Experts immobiliers : comparaison n’est pas raison ?

 

Une des certitudes très ancrée depuis de nombreuses années pour les experts immobiliers est le sacro-saint principe du comparable. Mué en véritable religion ses fidèles sont nombreux et recrutent chaque année de nouveaux adeptes.

 

En dehors du comparable, point de salut !

Le postulat a des avantages solides : qui pourrait contester le raisonnement que pour évaluer correctement un bien, il faut observer ce qui s’est vendu en collectant les transactions les plus pertinentes ? L’expert en évaluation immobilière peut justifier sa valeur. Le mot est lâché : justifier. Quand est apparue la notion de bâtiment durable (liée au plan éponyme…remontant à près de 15 ans) les mêmes répondaient en cœur : impossible d’évaluer l’impact durable faute de références suffisantes. La valeur verte ? Références insuffisantes. Critères ESG ? Pas de références. Récemment des organisations professionnelles d’experts redisaient qu’il était difficile d’évaluer l’impact des critères environnementaux. Ouf, on ne change rien ou à peine et on repart jusqu’à la prochaine saison.
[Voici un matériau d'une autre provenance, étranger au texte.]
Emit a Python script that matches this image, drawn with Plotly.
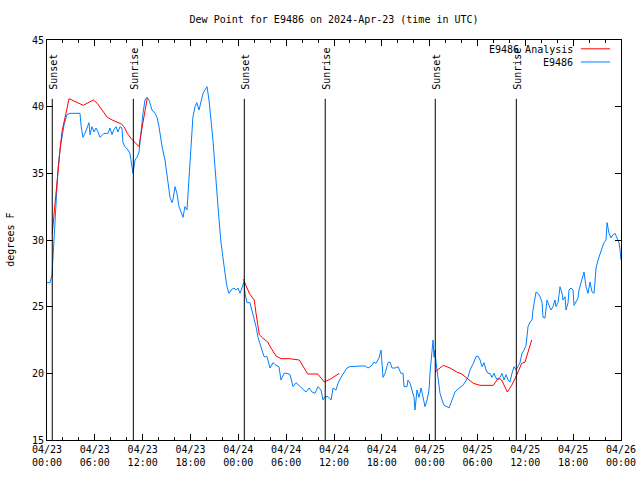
import plotly.graph_objects as go

# ---- data (hours since 2024-04-23 00:00 UTC, dew point in degrees F) ----
obs_hours = [0.0, 0.38, 0.63, 0.88, 1.0, 1.25, 1.38, 1.63, 1.88, 2.13, 2.5, 2.88, 3.26, 4.14, 4.27, 4.5, 4.77, 5.0,
             5.27, 5.4, 5.64, 5.9, 6.15, 6.4, 6.65, 7.15, 7.65, 7.9, 8.15, 8.4, 8.66, 8.9, 9.16, 9.4, 9.53, 9.78,
             10.16, 10.4, 10.66, 10.79, 11.04, 11.29, 11.54, 11.79, 12.04, 12.29, 12.54, 12.8, 13.17, 13.55, 13.8,
             14.05, 14.43, 14.8, 15.18, 15.43, 15.68, 15.8, 16.06, 16.3, 16.56, 16.93, 17.06, 17.3, 17.56, 17.8,
             18.06, 18.3, 18.57, 18.8, 19.07, 19.32, 19.57, 19.82, 20.07, 20.32, 20.57, 20.82, 21.07, 21.32, 21.58,
             21.83, 22.08, 22.33, 22.58, 22.83, 23.08, 23.46, 23.71, 23.96, 24.21, 24.46, 24.71, 24.84, 25.09,
             25.46, 25.72, 25.97, 26.22, 26.47, 26.84, 27.22, 27.6, 27.97, 28.35, 28.73, 29.1, 29.35, 29.73, 30.1,
             30.48, 30.86, 31.23, 31.6, 31.99, 32.49, 32.87, 33.24, 33.62, 34.0, 34.37, 34.62, 34.87, 35.25, 35.63,
             35.88, 36.25, 36.5, 36.88, 37.26, 37.63, 38.0, 38.64, 39.26, 39.9, 40.27, 40.77, 41.02, 41.27, 41.65,
             41.9, 42.15, 42.4, 42.78, 43.03, 43.28, 43.65, 44.03, 44.4, 44.66, 44.78, 45.16, 45.28, 45.54, 46.04,
             46.16, 46.41, 46.66, 46.92, 47.17, 47.42, 47.67, 47.92, 48.04, 48.3, 48.42, 48.55, 48.67, 48.8, 48.92,
             49.05, 49.3, 49.55, 49.8, 50.18, 50.43, 50.68, 50.93, 51.18, 51.43, 51.68, 51.93, 52.18, 52.43, 52.81,
             53.06, 53.31, 53.56, 53.81, 54.06, 54.32, 54.57, 54.82, 55.07, 55.32, 55.57, 55.82, 56.07, 56.32,
             56.57, 56.82, 57.07, 57.33, 57.58, 57.83, 58.08, 58.33, 58.58, 58.83, 59.08, 59.33, 59.58, 59.84,
             60.09, 60.21, 60.34, 60.59, 60.84, 60.96, 61.22, 61.34, 61.59, 61.84, 62.09, 62.22, 62.47, 62.6,
             62.72, 62.97, 63.22, 63.47, 63.73, 63.85, 64.1, 64.23, 64.35, 64.6, 64.73, 64.98, 65.1, 65.36, 65.48,
             65.73, 65.98, 66.11, 66.36, 66.61, 66.73, 66.99, 67.24, 67.36, 67.61, 67.86, 68.11, 68.37, 68.62,
             68.87, 69.12, 69.37, 69.62, 69.87, 70.12, 70.25, 70.5, 70.75, 71.0, 71.25, 71.5, 71.75, 71.88, 72.0]
obs_values = [26.8, 26.8, 27.4, 30.0, 31.9, 34.1, 35.3, 36.8, 37.9, 38.6, 39.4, 39.5, 39.5, 39.5, 38.6, 37.7, 38.0, 38.4,
              38.8, 37.9, 38.5, 38.1, 38.4, 38.1, 37.7, 38.0, 38.0, 38.4, 37.9, 38.3, 38.5, 38.1, 38.5, 38.4, 37.3, 37.0,
              36.75, 36.5, 35.6, 35.0, 36.0, 36.2, 36.6, 38.25, 39.5, 40.5, 40.7, 40.5, 39.75, 39.5, 39.2,
              38.5, 37.0, 36.0, 34.5, 33.2, 32.8, 33.0, 34.0, 33.5, 32.5, 32.0, 31.7, 32.5, 32.25, 34.5,
              37.5, 39.2, 40.0, 40.3, 39.75, 40.5, 41.0, 41.25, 41.5, 40.5, 39.2, 37.5, 35.5, 33.2, 31.5,
              29.8, 28.5, 27.5, 26.5, 26.0, 26.25, 26.4, 26.25, 26.4, 26.0, 26.5, 26.85, 26.0, 25.3,
              25.3, 24.75, 24.15, 23.5, 22.7, 22.0, 21.25, 21.25, 20.4, 20.8, 20.6, 20.5, 19.5, 20.0, 20.0,
              19.9, 19.0, 19.3, 19.1, 18.9, 18.6, 18.9, 18.6, 18.5, 19.0, 18.75, 18.0, 18.25, 18.25, 18.0,
              18.9, 18.75, 19.25, 19.7, 20.1, 20.4, 20.5, 20.55, 20.55, 20.55, 20.4, 20.6, 20.85, 20.75, 21.15,
              21.75, 19.7, 20.0, 20.8, 20.85, 20.4, 20.4, 20.5, 20.0, 20.0, 19.0, 19.0, 19.5, 19.25, 18.2,
              17.25, 18.75, 18.2, 18.9, 18.2, 17.5, 18.0, 18.75, 20.0, 21.75, 22.5, 21.2, 21.75, 20.8, 20.25,
              19.5, 18.5, 18.0, 17.6, 17.5, 17.4, 17.8, 18.2, 18.6, 18.75, 18.9, 19.0, 19.1, 19.35, 19.7,
              20.25, 20.5, 20.85, 21.25, 21.3, 21.0, 20.5, 20.8, 20.25, 20.0, 20.0, 19.7, 20.0, 19.65,
              19.5, 19.7, 20.0, 19.5, 19.9, 19.5, 19.35, 20.0, 20.5, 20.25, 20.5, 20.8, 21.5, 21.75,
              22.1, 22.7, 23.5, 23.85, 24.0, 24.75, 25.5, 26.1, 26.0, 25.75, 25.35, 24.2, 24.15, 24.75,
              25.5, 25.1, 24.75, 25.0, 25.5, 25.0, 25.3, 25.9, 26.5, 26.0, 25.5, 25.75, 24.75, 25.3, 26.25,
              26.4, 26.25, 25.1, 25.35, 25.65, 26.25, 26.8, 27.2, 27.6, 26.5, 26.0, 26.85, 26.1, 26.0,
              27.9, 28.5, 29.0, 29.4, 29.8, 30.0, 31.3, 30.5, 30.15, 30.4, 30.5, 30.15, 29.8, 29.25, 28.5]

ana_hours = [0.66, 0.88, 1.3, 1.5, 1.72, 1.92, 2.22, 2.47, 2.76, 3.39, 4.01, 4.55, 5.06, 5.81, 6.31, 6.94, 7.56, 8.19,
             8.82, 9.32, 9.66, 10.07, 10.57, 11.0, 11.54, 11.87, 12.17, 12.42, 12.58, None,
             24.63, 24.97, 25.38, 25.8, 26.0, 26.22, 26.43, 26.63, 27.06, 27.68, 28.1, 28.73, 29.35, 30.4, 31.65,
             32.08, 32.7, 33.96, 34.79, 35.63, 36.67, None,
             48.67, 49.71, 50.55, 51.39, 52.02, 52.65, 53.48, 54.32, 55.98, 56.61, 57.03, 57.74, 58.29, 58.91,
             59.54, 59.96, 60.38, 60.8]
ana_values = [30.5, 32.0, 34.5, 36.2, 37.3, 38.25, 39.0, 39.75, 40.6, 40.4, 40.25, 40.1, 40.25, 40.5, 40.25, 39.75, 39.2,
              39.0, 38.85, 38.7, 38.5, 38.0, 37.6, 37.35, 37.0, 38.25, 39.2, 40.0, 40.65, None,
              27.05, 26.6, 26.0, 25.65, 25.5, 24.5, 23.8, 22.9, 22.65, 22.35, 21.9, 21.3, 21.1, 21.1, 21.0,
              20.6, 19.95, 19.95, 19.35, 19.6, 20.0, None,
              20.1, 20.6, 20.4, 20.1, 19.95, 19.65, 19.25, 19.1, 19.1, 19.65, 19.5, 18.6, 19.1, 19.85,
              20.75, 20.85, 21.75, 22.5]

event_hours = [0.66, 10.83, 24.75, 34.9, 48.7, 58.87]
event_labels = ["Sunset", "Sunrise", "Sunset", "Sunrise", "Sunset", "Sunrise"]

x_tickvals = [0, 6, 12, 18, 24, 30, 36, 42, 48, 54, 60, 66, 72]
x_ticktext = ["04/23<br>00:00", "04/23<br>06:00", "04/23<br>12:00", "04/23<br>18:00",
              "04/24<br>00:00", "04/24<br>06:00", "04/24<br>12:00", "04/24<br>18:00",
              "04/25<br>00:00", "04/25<br>06:00", "04/25<br>12:00", "04/25<br>18:00", "04/26<br>00:00"]
y_tickvals = [15, 20, 25, 30, 35, 40, 45]

series_names = ["E9486 Analysis", "E9486"]
series_colors = ["#ff0000", "#0080ff"]

FONT = "DejaVu Sans Mono, Liberation Mono, monospace"

fig = go.Figure()
fig.add_trace(go.Scatter(x=obs_hours, y=obs_values, mode="lines", name=series_names[1],
                         line=dict(color=series_colors[1], width=1), showlegend=False))
fig.add_trace(go.Scatter(x=ana_hours, y=ana_values, mode="lines", name=series_names[0],
                         line=dict(color=series_colors[0], width=1), connectgaps=False, showlegend=False))

shapes = []
annotations = []
for h, lab in zip(event_hours, event_labels):
    shapes.append(dict(type="line", xref="x", yref="paper", x0=h, x1=h, y0=0, y1=0.853,
                       line=dict(color="black", width=1)))
    annotations.append(dict(x=h, y=0.87, xref="x", yref="paper", text=lab, textangle=-90,
                            showarrow=False, xanchor="center", yanchor="bottom", xshift=0.5,
                            font=dict(family=FONT, size=10, color="black")))

# legend drawn gnuplot-style (text right-aligned, sample line to the right)
leg_y = [0.976, 0.943]
for name, col, yy in zip(series_names, series_colors, leg_y):
    annotations.append(dict(x=0.919, y=yy, xref="paper", yref="paper", text=name, showarrow=False,
                            xanchor="right", yanchor="middle", font=dict(family=FONT, size=10, color="black")))
    shapes.append(dict(type="line", xref="paper", yref="paper", x0=0.930, x1=0.981, y0=yy + 0.002, y1=yy + 0.002,
                       line=dict(color=col, width=1)))

annotations.append(dict(x=-0.065, y=0.5, xref="paper", yref="paper", text="degrees F", textangle=-90,
                        showarrow=False, xanchor="center", yanchor="middle",
                        font=dict(family=FONT, size=10, color="black")))

fig.update_layout(
    width=640, height=480,
    margin=dict(l=47, r=19, t=40, b=40, autoexpand=False),
    paper_bgcolor="white", plot_bgcolor="white",
    font=dict(family=FONT, size=10, color="black"),
    title=dict(text="Dew Point for E9486 on 2024-Apr-23 (time in UTC)", x=0.522, xanchor="center",
               y=1 - 19 / 480, yanchor="middle", yref="container",
               font=dict(family=FONT, size=10, color="black")),
    shapes=shapes, annotations=annotations, showlegend=False,
)
fig.update_xaxes(range=[0, 72], tickmode="array", tickvals=x_tickvals, ticktext=x_ticktext,
                 ticks="inside", ticklen=6, tickcolor="black", showgrid=False, zeroline=False,
                 showline=True, linecolor="black", linewidth=1, mirror="allticks",
                 minor=dict(tickvals=list(range(0, 73, 2)), ticks="inside", ticklen=3, tickcolor="black",
                            showgrid=False),
                 tickfont=dict(family=FONT, size=10, color="black"))
fig.update_yaxes(range=[15, 45], tickmode="array", tickvals=y_tickvals,
                 ticks="inside", ticklen=6, tickcolor="black", showgrid=False, zeroline=False,
                 showline=True, linecolor="black", linewidth=1, mirror="allticks",
                 tickfont=dict(family=FONT, size=10, color="black"))

fig.write_html("out.html",
               config={"displayModeBar": False},
               post_script="document.body.style.margin='0';document.body.style.padding='0';"
                           "document.body.style.overflow='hidden';")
Depuis près d’un an la remontée des taux de rendement (joliment appelée « décompression des taux », les taux se décompressent mais les propriétaires se tendent) provoque toujours la même posture : faisons parler les points de comparaison. Il y a désormais un hic, les transactions (traduction : production de références) se périment vite et ne permettent pas aux mêmes tenants du principe intangible du comparable de tenir compte des modifications de marché. On atteint ici les limites de l’exercice car faut-il rappeler tout expert qui se respecte demeure un sachant dans l’art d’évaluer.

Sans parler qu’une transaction ne fait pas obligatoirement une référence. Il est donc évident que livrer des comparables en logistique, même au mois de mars ou de juin 2022 quand on doit évaluer en février 2023 sans intégrer des anticipations (toutes relatives car les prises de position des acteurs immobiliers et quelques références incarnent bien un changement de tendance) mènent à des valeurs ne reflétant plus le marché.

 

Quels risques pour les experts immobiliers ?
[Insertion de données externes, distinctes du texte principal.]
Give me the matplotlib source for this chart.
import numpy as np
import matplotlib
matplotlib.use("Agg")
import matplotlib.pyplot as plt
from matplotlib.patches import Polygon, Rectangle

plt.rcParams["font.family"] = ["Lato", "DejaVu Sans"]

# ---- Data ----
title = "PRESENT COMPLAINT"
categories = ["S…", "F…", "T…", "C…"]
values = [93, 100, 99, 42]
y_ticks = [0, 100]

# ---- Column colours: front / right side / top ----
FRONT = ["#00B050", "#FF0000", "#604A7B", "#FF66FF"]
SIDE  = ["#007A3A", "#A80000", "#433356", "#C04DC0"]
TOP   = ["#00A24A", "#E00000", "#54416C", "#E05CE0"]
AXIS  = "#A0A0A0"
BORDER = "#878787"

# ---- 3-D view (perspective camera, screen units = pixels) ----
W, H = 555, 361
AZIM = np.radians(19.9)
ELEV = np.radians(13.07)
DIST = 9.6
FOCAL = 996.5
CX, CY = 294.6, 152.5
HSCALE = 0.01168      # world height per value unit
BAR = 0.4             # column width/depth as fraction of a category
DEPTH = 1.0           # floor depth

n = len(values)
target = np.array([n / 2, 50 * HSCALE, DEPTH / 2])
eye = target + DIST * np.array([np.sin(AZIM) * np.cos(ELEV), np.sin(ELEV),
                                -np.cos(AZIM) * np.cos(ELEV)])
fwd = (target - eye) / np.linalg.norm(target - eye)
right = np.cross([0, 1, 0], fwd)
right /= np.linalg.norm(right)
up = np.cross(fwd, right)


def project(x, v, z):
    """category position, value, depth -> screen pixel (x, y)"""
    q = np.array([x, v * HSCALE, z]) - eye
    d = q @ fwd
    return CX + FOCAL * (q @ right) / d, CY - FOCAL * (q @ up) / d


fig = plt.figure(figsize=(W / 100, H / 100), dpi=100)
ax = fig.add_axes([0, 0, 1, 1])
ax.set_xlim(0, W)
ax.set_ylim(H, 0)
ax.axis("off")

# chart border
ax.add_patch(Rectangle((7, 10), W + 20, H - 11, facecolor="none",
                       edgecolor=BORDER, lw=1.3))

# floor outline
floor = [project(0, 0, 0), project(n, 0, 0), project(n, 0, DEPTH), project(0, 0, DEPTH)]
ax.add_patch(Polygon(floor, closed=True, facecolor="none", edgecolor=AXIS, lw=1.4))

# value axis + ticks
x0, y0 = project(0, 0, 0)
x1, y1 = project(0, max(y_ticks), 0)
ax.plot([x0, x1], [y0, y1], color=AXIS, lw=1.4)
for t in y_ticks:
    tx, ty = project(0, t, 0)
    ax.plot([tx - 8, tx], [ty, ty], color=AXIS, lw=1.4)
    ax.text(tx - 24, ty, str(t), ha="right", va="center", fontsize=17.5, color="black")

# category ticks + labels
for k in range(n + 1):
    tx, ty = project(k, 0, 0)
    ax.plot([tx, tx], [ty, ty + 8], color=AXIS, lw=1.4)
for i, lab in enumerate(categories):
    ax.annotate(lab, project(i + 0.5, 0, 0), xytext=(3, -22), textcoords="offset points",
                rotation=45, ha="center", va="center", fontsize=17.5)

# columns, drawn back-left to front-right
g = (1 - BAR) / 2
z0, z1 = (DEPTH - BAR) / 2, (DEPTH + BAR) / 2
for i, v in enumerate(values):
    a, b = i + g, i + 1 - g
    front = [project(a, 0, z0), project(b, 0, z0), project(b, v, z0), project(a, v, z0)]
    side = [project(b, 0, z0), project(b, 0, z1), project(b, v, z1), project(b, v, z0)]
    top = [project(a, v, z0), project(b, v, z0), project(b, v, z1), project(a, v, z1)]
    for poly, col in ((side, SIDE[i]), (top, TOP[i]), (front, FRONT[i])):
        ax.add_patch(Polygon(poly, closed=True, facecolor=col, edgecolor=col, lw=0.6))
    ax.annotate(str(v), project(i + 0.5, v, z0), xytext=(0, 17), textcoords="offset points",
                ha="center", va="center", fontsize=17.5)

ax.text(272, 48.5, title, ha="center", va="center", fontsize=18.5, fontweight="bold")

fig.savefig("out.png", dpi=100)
L’expert immobilier encourt le risque de surévaluer, notamment en immobilier d’entreprise. Les clients le rappellent eux-mêmes aux intéressés. Dans un marché haussier les références entrainent souvent des valeurs baissières par rapport au marché (on se souvient que durant la période de 2003 à 2007, en logement, les progressions supérieures à 10 % par an obligeaient les experts à réhausser les valeurs par rapport aux exemples de vente datant de 6 ou 12 mois), l’inverse est également vrai, dans un marché baissier les anciennes transactions alimentent des valeurs haussières. On s’était habitué à un marché toujours en croissance, avec des clients heureux de démontrer que leur vente était supérieure aux évaluations (comparables décalés par rapport à la hausse). Le chemin inverse risque d’être douloureux.

Il est donc nécessaire de briser un tabou : le comparable ne suffit plus dans le contexte actuel à déterminer des valeurs les plus ajustées possibles au marché. L’allongement des délais de commercialisation, la baisse des volumes, les écarts entre prix de présentation et prix de vente, le rapport entre nombre de demandeurs pour un produit, le positionnement des acteurs, la reconstitution d’une prime de risque immobilière, l’évolution des prix de présentation sont autant d’éléments, non étayées par des références, constitutifs de l’appréciation de l’expert et de sa valeur. C’est, il est vrai le retour (tout relatif) du « à dire d’expert ». Un mal nécessaire. Ou plutôt du bon sens.

C’est ce qui guide le travail de nos experts immobiliers, étayé par une relation plus étroite avec nos clients pour évoquer avec eux l’inversion des courbes que des références vite périmées ne reflètent qu’imparfaitement.